Gap’s “high-rise cheeky straight” jeans and “sky-high straight” jeans saw sales surge this year as TikTok helped spur a frenzy for loose-fit “mom jeans.” Gap saw a 200 percent increase in the number of cheeky straight jeans sold online within just a day, Mary Alderete, global head of Gap marketing, told NBC News in an emailed statement.

Gen Z’s affinity for nostalgic styles from the 90s and early aughts has also helped the brand. Earlier this year, a basic brown Gap hoodie initially sold in the 2000s took off on TikTok and Instagram where users posted videos of themselves wearing the classic sweatshirt. The hashtag #gaphoodie has gained more than 5 million views on TikTok and helped rack up the price to as much as $300 on resale sites like Depop and Grailed.

While virality comes from the social community and can’t be forced, based on original consumer response, we’re excited,” Alderete said.

Following the hoodie’s success, Gap is this week set to launch its own campaign with TikTok, partnering with the app and several creators — including Vienna Skye, Brittani Lancaster and Larray — to let users pick the new color for a revived version of the viral sweatshirt through crowdsourcing.

Advertising on TikTok is not the same as running a commercial on TV. Typically, brands develop trends with a select group of creators such as the song “Eyes, lips, face” launched by e.l.f. Cosmetics, which went viral last year with few users realizing it was a campaign.

Amy Simon, a spokesperson for the online clothing retailer Pretty Little Thing, told NBC News that the company is constantly monitoring trends on TikTok. Several of the company’s clothing pieces have gone viral including a corset and skirt ensemble and a top that one user wore backwards that sold out online after the company boosted the video on its own TikTok page.

“We monitor reactive moments on TikTok at all times and adapt to the trending content on the channel quickly,” Simon said. “As with our approach to every social media platform, we are focused around innovation and reactive content and our TikTok strategy is based on that.”
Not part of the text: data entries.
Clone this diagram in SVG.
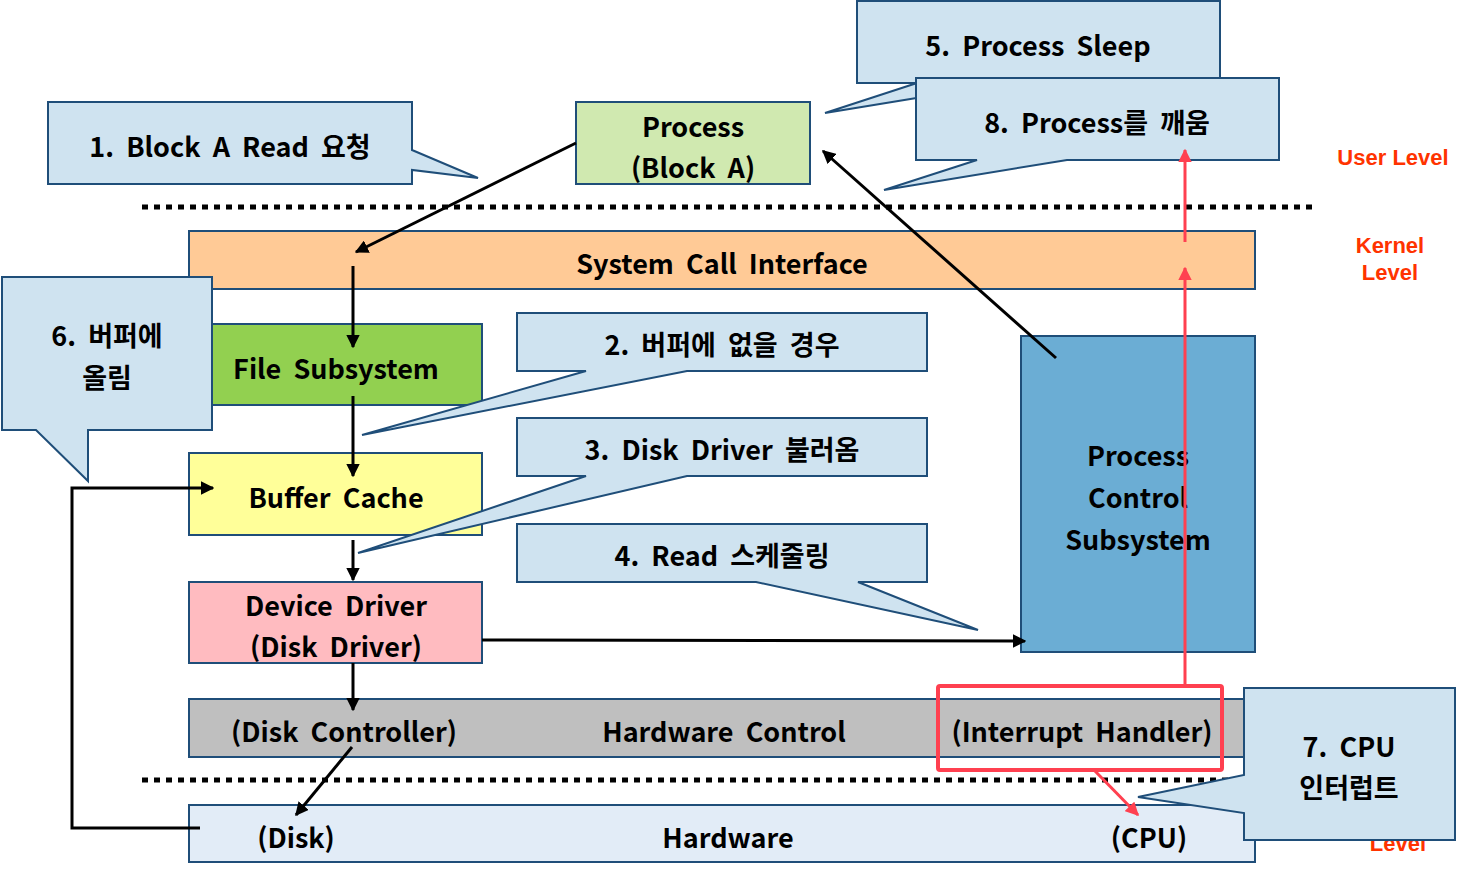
<svg xmlns="http://www.w3.org/2000/svg" width="1466" height="871" viewBox="0 0 1466 871">
<defs>
<style>
.t{font-family:"Noto Sans CJK KR","Liberation Sans",sans-serif;font-weight:bold;font-size:27px;word-spacing:6px;fill:#000;text-anchor:middle;dominant-baseline:central}
.lv{font-family:"Liberation Sans",Arial,sans-serif;font-weight:bold;font-size:22px;fill:#FF3300;text-anchor:middle}
.box{stroke:#1F4E79;stroke-width:2}
.co{fill:#CFE3F0;stroke:#1F4E79;stroke-width:2;stroke-linejoin:miter}
.dot{stroke:#000;stroke-width:5;stroke-dasharray:6 6}
.ln{stroke:#000;stroke-width:3;fill:none}
.rd{stroke:#FF4050;stroke-width:3;fill:none}
</style>
<marker id="ab" viewBox="0 0 10 10" refX="9" refY="5" markerWidth="4.5" markerHeight="4.5" orient="auto" markerUnits="strokeWidth"><path d="M0,0L10,5L0,10z" fill="#000"/></marker>
<marker id="ar" viewBox="0 0 10 10" refX="9" refY="5" markerWidth="4.5" markerHeight="4.5" orient="auto" markerUnits="strokeWidth"><path d="M0,0L10,5L0,10z" fill="#FF4050"/></marker>
</defs>
<rect width="1466" height="871" fill="#fff"/>

<g id="levels">
<text class="lv" x="1393" y="165">User Level</text>
<text class="lv" x="1390" y="253">Kernel</text>
<text class="lv" x="1390" y="280">Level</text>
<text class="lv" x="1398" y="851">Level</text>
</g>

<g id="dividers">
<line class="dot" x1="142" y1="207" x2="1312" y2="207"/>
<line class="dot" x1="142" y1="780" x2="1244" y2="780"/>
</g>

<g id="process">
<rect class="box" x="576" y="102" width="234" height="82" fill="#D0E9B0"/>
<text class="t" x="693" y="125">Process</text>
<text class="t" x="693" y="166">(Block A)</text>
</g>

<g id="syscall">
<rect class="box" x="189" y="231" width="1066" height="58" fill="#FFCA96"/>
<text class="t" x="722" y="262">System Call Interface</text>
</g>

<g id="filesub">
<rect class="box" x="212" y="324" width="270" height="81" fill="#92D050"/>
<text class="t" x="336" y="367">File Subsystem</text>
</g>

<g id="buffer">
<rect class="box" x="189" y="453" width="293" height="82" fill="#FFFF99"/>
<text class="t" x="336" y="496">Buffer Cache</text>
</g>

<g id="devdriver">
<rect class="box" x="189" y="582" width="293" height="81" fill="#FFBBC0"/>
<text class="t" x="336" y="604">Device Driver</text>
<text class="t" x="336" y="645">(Disk Driver)</text>
</g>

<g id="hwcontrol">
<rect class="box" x="189" y="699" width="1066" height="58" fill="#BFBFBF"/>
<text class="t" x="344" y="730">(Disk Controller)</text>
<text class="t" x="724" y="730">Hardware Control</text>
<text class="t" x="1082" y="730">(Interrupt Handler)</text>
</g>

<g id="hardware">
<rect class="box" x="189" y="805" width="1066" height="57" fill="#E2ECF7"/>
<text class="t" x="296" y="836">(Disk)</text>
<text class="t" x="728" y="836">Hardware</text>
<text class="t" x="1149" y="836">(CPU)</text>
</g>

<g id="pcs">
<rect class="box" x="1021" y="336" width="234" height="316" fill="#6BADD4"/>
<text class="t" x="1138" y="454">Process</text>
<text class="t" x="1138" y="496">Control</text>
<text class="t" x="1138" y="538">Subsystem</text>
</g>

<g id="callout1">
<path class="co" d="M48,102H412V150L478,178L412,170V184H48Z"/>
<text class="t" x="230" y="145">1. Block A Read 요청</text>
</g>

<g id="callout6">
<path class="co" d="M2,277H212V430H88V481L36,430H2Z"/>
<text class="t" x="107" y="334">6. 버퍼에</text>
<text class="t" x="107" y="376">올림</text>
</g>

<g id="callout2">
<path class="co" d="M517,313H927V371H687L362,435L586,371H517Z"/>
<text class="t" x="722" y="343">2. 버퍼에 없을 경우</text>
</g>

<g id="callout3">
<path class="co" d="M517,418H927V476H687L358,553L586,476H517Z"/>
<text class="t" x="722" y="448">3. Disk Driver 불러옴</text>
</g>

<g id="callout4">
<path class="co" d="M517,524H927V582H858L978,630L756,582H517Z"/>
<text class="t" x="722" y="554">4. Read 스케줄링</text>
</g>

<g id="callout5">
<path class="co" d="M857,1H1220V83H1008L825,113L917,83H857Z"/>
<text class="t" x="1038" y="44">5. Process Sleep</text>
</g>

<g id="callout8">
<path class="co" d="M916,78H1279V160H1067L884,190L977,160H916Z"/>
<text class="t" x="1097" y="121">8. Process를 깨움</text>
</g>

<g id="connectors">
<line class="ln" x1="576" y1="143" x2="356" y2="252" marker-end="url(#ab)"/>
<line class="ln" x1="353" y1="266" x2="353" y2="347" marker-end="url(#ab)"/>
<line class="ln" x1="353" y1="396" x2="353" y2="476" marker-end="url(#ab)"/>
<line class="ln" x1="353" y1="540" x2="353" y2="580" marker-end="url(#ab)"/>
<line class="ln" x1="353" y1="663" x2="353" y2="710" marker-end="url(#ab)"/>
<line class="ln" x1="352" y1="747" x2="296" y2="815" marker-end="url(#ab)"/>
<polyline class="ln" points="200,828 72,828 72,488 213,488" marker-end="url(#ab)"/>
<line class="ln" x1="482" y1="640" x2="1025" y2="641" marker-end="url(#ab)"/>
<line class="ln" x1="1056" y1="358" x2="823" y2="151" marker-end="url(#ab)"/>
<line class="rd" x1="1185" y1="686" x2="1185" y2="268" marker-end="url(#ar)"/>
<line class="rd" x1="1185" y1="242" x2="1185" y2="150" marker-end="url(#ar)"/>
<line class="rd" x1="1094" y1="770" x2="1138" y2="815" marker-end="url(#ar)"/>
</g>

<g id="interrupt-highlight">
<rect x="938" y="686" width="284" height="84" rx="2" fill="none" stroke="#FF4050" stroke-width="4"/>
</g>

<g id="callout7">
<path class="co" d="M1244,688H1455V840H1244V813L1138,797L1244,775Z"/>
<text class="t" x="1349" y="745">7. CPU</text>
<text class="t" x="1349" y="786">인터럽트</text>
</g>
</svg>
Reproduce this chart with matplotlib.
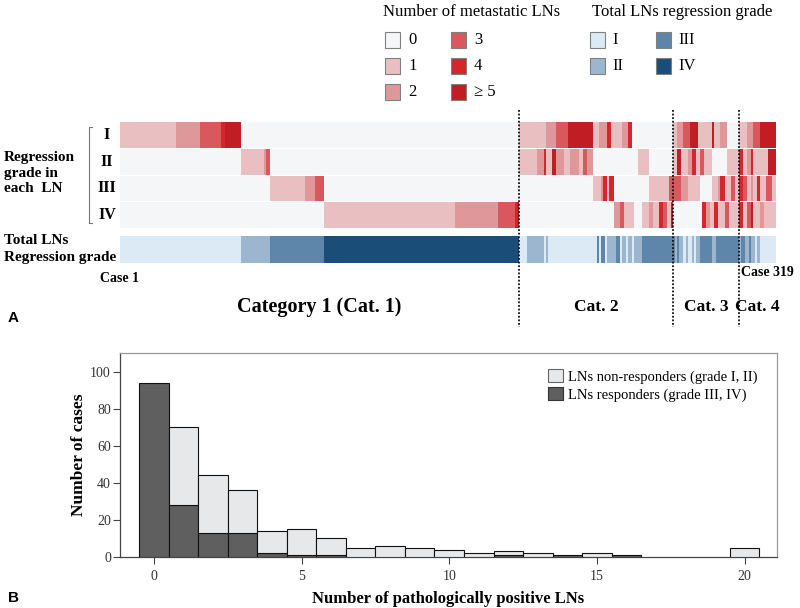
import numpy as np
import matplotlib
matplotlib.use('Agg')
import matplotlib.pyplot as plt
from matplotlib.colors import ListedColormap
from matplotlib.patches import Rectangle, Patch

# ---------------- DATA ----------------
# Panel A: run-length encoded (value, number of cases), cases ordered 1..319
cat_names = ['Category 1 (Cat. 1)', 'Cat. 2', 'Cat. 3', 'Cat. 4']
cat_sizes = [194, 75, 32, 18]

row_I = [(1, 27), (2, 12), (3, 10), (4, 2), (5, 8), (0, 135),
         (1, 13), (2, 5), (3, 6), (5, 12), (1, 3), (2, 4), (4, 2), (1, 5), (2, 3), (4, 2), (0, 20),
         (1, 2), (2, 3), (3, 3), (5, 4), (1, 7), (5, 1), (1, 3), (2, 3), (0, 6),
         (1, 4), (2, 3), (3, 3), (5, 8)]
row_II = [(0, 59), (1, 11), (2, 1), (3, 2), (0, 121),
          (1, 9), (2, 3), (4, 1), (1, 3), (5, 2), (2, 4), (1, 3), (2, 4), (1, 2), (3, 2), (2, 3), (0, 22), (1, 5), (0, 12),
          (1, 2), (5, 2), (1, 3), (2, 2), (4, 2), (1, 2), (3, 2), (1, 4), (0, 7), (1, 6),
          (4, 2), (1, 2), (2, 2), (4, 1), (1, 7), (5, 4)]
row_III = [(0, 73), (1, 17), (2, 5), (3, 4), (0, 95),
           (0, 36), (1, 4), (2, 1), (4, 2), (1, 1), (4, 2), (0, 17), (1, 10), (3, 2),
           (3, 4), (2, 3), (1, 6), (0, 6), (1, 3), (2, 1), (4, 2), (1, 3), (3, 2), (1, 2),
           (4, 2), (3, 2), (1, 2), (2, 1), (1, 2), (4, 1), (1, 3), (3, 3), (1, 2)]
row_IV = [(0, 99), (1, 64), (2, 21), (3, 8), (4, 1), (5, 1),
          (0, 46), (2, 3), (3, 2), (1, 5), (0, 4), (1, 3), (2, 2), (1, 3), (4, 2), (3, 2), (1, 2), (5, 1),
          (0, 14), (4, 2), (2, 2), (1, 2), (4, 2), (1, 3), (3, 2), (1, 5),
          (4, 2), (1, 2), (3, 2), (5, 1), (1, 3), (2, 2), (1, 6)]
total_grade = [(1, 59), (2, 14), (3, 26), (4, 95),
               (1, 4), (2, 8), (1, 1), (2, 1), (1, 24), (3, 1), (1, 1), (3, 2), (1, 1), (2, 4), (3, 2), (1, 1),
               (2, 2), (1, 1), (2, 2), (1, 1), (2, 4), (3, 15),
               (3, 1), (2, 1), (3, 1), (2, 2), (1, 1), (2, 1), (1, 2), (2, 1), (1, 1), (2, 2), (3, 6), (2, 2), (3, 11),
               (2, 1), (3, 2), (2, 2), (3, 1), (2, 2), (1, 1), (2, 1), (1, 8)]

row_labels = ['I', 'II', 'III', 'IV']
meta_labels = ['0', '1', '2', '3', '4', '\u2265 5']
grade_labels = ['I', 'II', 'III', 'IV']

# Panel B: histogram
n_pos_lns = list(range(0, 21))
responders = [94, 28, 13, 13, 2, 1, 1, 0, 0, 0, 0, 0, 1, 0, 1, 0, 1, 0, 0, 0, 0]
non_responders = [0, 42, 31, 23, 12, 14, 9, 5, 6, 5, 4, 2, 2, 2, 0, 2, 0, 0, 0, 0, 5]

# ---------------- STYLE ----------------
heat_colors = ['#f4f6f7', '#eabfc2', '#e0979a', '#d9585d', '#d4262d', '#c01d24']
grade_colors = ['#dceaf6', '#9db6d0', '#5e86aa', '#1a4e78']
light_bar = '#e7e8ea'
dark_bar = '#5f5f5f'
SERIF = ['Liberation Serif', 'DejaVu Serif']
SANS = ['Liberation Sans', 'DejaVu Sans']

W, H = 800, 608
fig = plt.figure(figsize=(W / 100, H / 100), dpi=100)


def fx(x):
    return x / W


def fy(y):
    return 1 - y / H


def T(x, y, s, **kw):
    kw.setdefault('family', SERIF)
    kw.setdefault('va', 'center')
    fig.text(fx(x), fy(y), s, **kw)


def expand(runs):
    out = []
    for v, n in runs:
        out += [v] * n
    return np.array(out)


rows = [expand(r) for r in (row_I, row_II, row_III, row_IV)]
tot = expand(total_grade)
n_cases = sum(cat_sizes)
for r in rows + [tot]:
    assert len(r) == n_cases, len(r)

# ---------------- PANEL A ----------------
hx0, hx1, hy0, hy1 = 120, 776, 105, 330
axh = fig.add_axes([fx(hx0), fy(hy1), (hx1 - hx0) / W, (hy1 - hy0) / H])
axh.set_xlim(0, n_cases)
axh.set_ylim(hy1, hy0)
axh.axis('off')

xe = np.arange(n_cases + 1)
row_y = [(122, 147.5), (148.5, 174.5), (175.5, 201), (202, 228)]
hcmap = ListedColormap(heat_colors)
gcmap = ListedColormap(grade_colors)
for r, (y0, y1) in zip(rows, row_y):
    axh.pcolormesh(xe, [y0, y1], r[None, :], cmap=hcmap, vmin=-0.5, vmax=5.5,
                   shading='flat', antialiased=False, edgecolors='none')
axh.pcolormesh(xe, [236, 263], tot[None, :], cmap=gcmap, vmin=0.5, vmax=4.5,
               shading='flat', antialiased=False, edgecolors='none')

bounds = np.cumsum(cat_sizes)
for b in bounds[:-1]:
    axh.plot([b, b], [110, 327], color='#111111', lw=1.3, ls=(0, (1, 1)), clip_on=False)
starts = np.concatenate([[0], bounds[:-1]])
for name, s, n in zip(cat_names, starts, cat_sizes):
    axh.text(s + n / 2, 307, name, ha='center', va='center', family=SERIF,
             fontsize=14.5 if n > 100 else 12.5, fontweight='bold')

for lab, (y0, y1) in zip(row_labels, row_y):
    T(107, (y0 + y1) / 2, lab, ha='center', fontsize=11.5, fontweight='bold')
# bracket
fig.add_artist(plt.Line2D([fx(92), fx(89), fx(89), fx(92)], [fy(127), fy(127), fy(223), fy(223)],
                          color='#777777', lw=0.8))
T(4, 157, 'Regression', fontsize=11, fontweight='bold')
T(4, 173, 'grade in', fontsize=11, fontweight='bold')
T(4, 189, 'each  LN', fontsize=11, fontweight='bold')
T(4, 241, 'Total LNs', fontsize=11, fontweight='bold')
T(4, 257, 'Regression grade', fontsize=11, fontweight='bold')
T(120, 278, 'Case 1', ha='center', fontsize=10, fontweight='bold')
T(741, 272, 'Case 319', ha='left', fontsize=10, fontweight='bold')
T(8, 318, 'A', family=SANS, fontsize=11, fontweight='bold')

# top legends
T(383, 12, 'Number of metastatic LNs', fontsize=12)
T(592, 12, 'Total LNs regression grade', fontsize=12)
sq = 15
leg_rows_y = [40, 66, 92]
for i, lab in enumerate(meta_labels):
    col, rw = divmod(i, 3)
    x = 385 + col * 66
    y = leg_rows_y[rw]
    fig.add_artist(Rectangle((fx(x), fy(y + sq / 2)), sq / W, sq / H, transform=fig.transFigure,
                             facecolor=heat_colors[i], edgecolor='#808080', lw=0.8))
    T(x + 23, y, lab, fontsize=12)
for i, lab in enumerate(grade_labels):
    col, rw = divmod(i, 2)
    x = 590 + col * 66
    y = leg_rows_y[rw]
    fig.add_artist(Rectangle((fx(x), fy(y + sq / 2)), sq / W, sq / H, transform=fig.transFigure,
                             facecolor=grade_colors[i], edgecolor='#808080', lw=0.8))
    T(x + 22, y, lab, fontsize=12)

# ---------------- PANEL B ----------------
ax = fig.add_axes([fx(120), fy(557), (777 - 120) / W, (557 - 353) / H])
x = np.array(n_pos_lns)
r = np.array(responders)
nr = np.array(non_responders)
m = r > 0
ax.bar(x[m], r[m], width=1, color=dark_bar, edgecolor='#111111', lw=0.8, zorder=3)
m2 = nr > 0
ax.bar(x[m2], nr[m2], bottom=r[m2], width=1, color=light_bar, edgecolor='#111111', lw=0.8, zorder=3)
ax.set_xlim(-1.15, 21.1)
ax.set_ylim(0, 110)
ax.set_yticks([0, 20, 40, 60, 80, 100])
ax.set_xticks([0, 5, 10, 15, 20])
for s in ['top', 'right']:
    ax.spines[s].set_color('#999999')
for s in ['left', 'bottom']:
    ax.spines[s].set_color('#444444')
for s in ax.spines.values():
    s.set_linewidth(0.9)
ax.tick_params(direction='out', length=5, width=0.8, color='#444444', labelsize=10,
               labelcolor='#333333')
ax.tick_params(axis='y', pad=1.5)
ax.tick_params(axis='x', pad=4)
for lab in ax.get_xticklabels() + ax.get_yticklabels():
    lab.set_family(SERIF)
ax.set_xlabel('Number of pathologically positive LNs', family=SERIF, fontsize=12,
              fontweight='bold', labelpad=6)
ax.set_ylabel('Number of cases', family=SERIF, fontsize=12.5, fontweight='bold', labelpad=2)
handles = [Patch(facecolor=light_bar, edgecolor='#666666', lw=0.8),
           Patch(facecolor=dark_bar, edgecolor='#333333', lw=0.8)]
fig.legend(handles, ['LNs non-responders (grade I, II)', 'LNs responders (grade III, IV)'],
           loc='upper left', bbox_to_anchor=(fx(548), fy(369)), frameon=False,
           borderpad=0, borderaxespad=0, handlelength=1.0, handleheight=1.0,
           handletextpad=0.4, labelspacing=0.25, prop={'family': SERIF, 'size': 10.5})
T(8, 598, 'B', family=SANS, fontsize=11, fontweight='bold')

fig.savefig('out.png', dpi=100)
The explosion of shopping interest on TikTok has also created a thriving subgenre of shopping haul creators who share their finds from thrift stores or dollar stores. Aprill Dobrowski, 34, of Pennsylvania, who makes “haul” videos of her finds from the discount store Five Below, told NBC News that people are drawn to her videos because she tests products to keep other shoppers from wasting their time driving to the store for a particular item.

In one video, she buys five lamps from Five Below only to discover when she got home that four of them popped and sparked out as soon as she plugged them in.

TikTok has raised estimates among some retailers for how quickly shoppers will return to stores and help drive economic recovery.

For that one, I actually just wanted to warn people because I think in my opinion it could have been a fire hazard and these things are still on the shelves,” she said.

Five Below did not respond to a request for comment from NBC News.

With inflation raising prices and a bifurcated economy still squeezing some shoppers’ wallets, TikTok has raised estimates among some retailers for how quickly shoppers will return to stores and help drive the economy toward recovery.

“Engagement with social media platforms like TikTok are bringing new life to the color cosmetic category, engaging younger audiences, driving trends and reinvigorating trial and usage,” David Kimbell, CEO of Ulta Beauty, told investors in May. “These drivers, combined with an expanded pipeline of newness expected in the second half of 2021, increase our optimism about the pace of recovery of the makeup category this year.”

With the pace of TikTok’s growth and influence on store shelves, retailers and their marketing teams are taking notice.

“Most advertisers want to reach people where they’re sharing who they want to be and what they want to look like,” Williamson said. “That’s always a good environment to push your advertising.”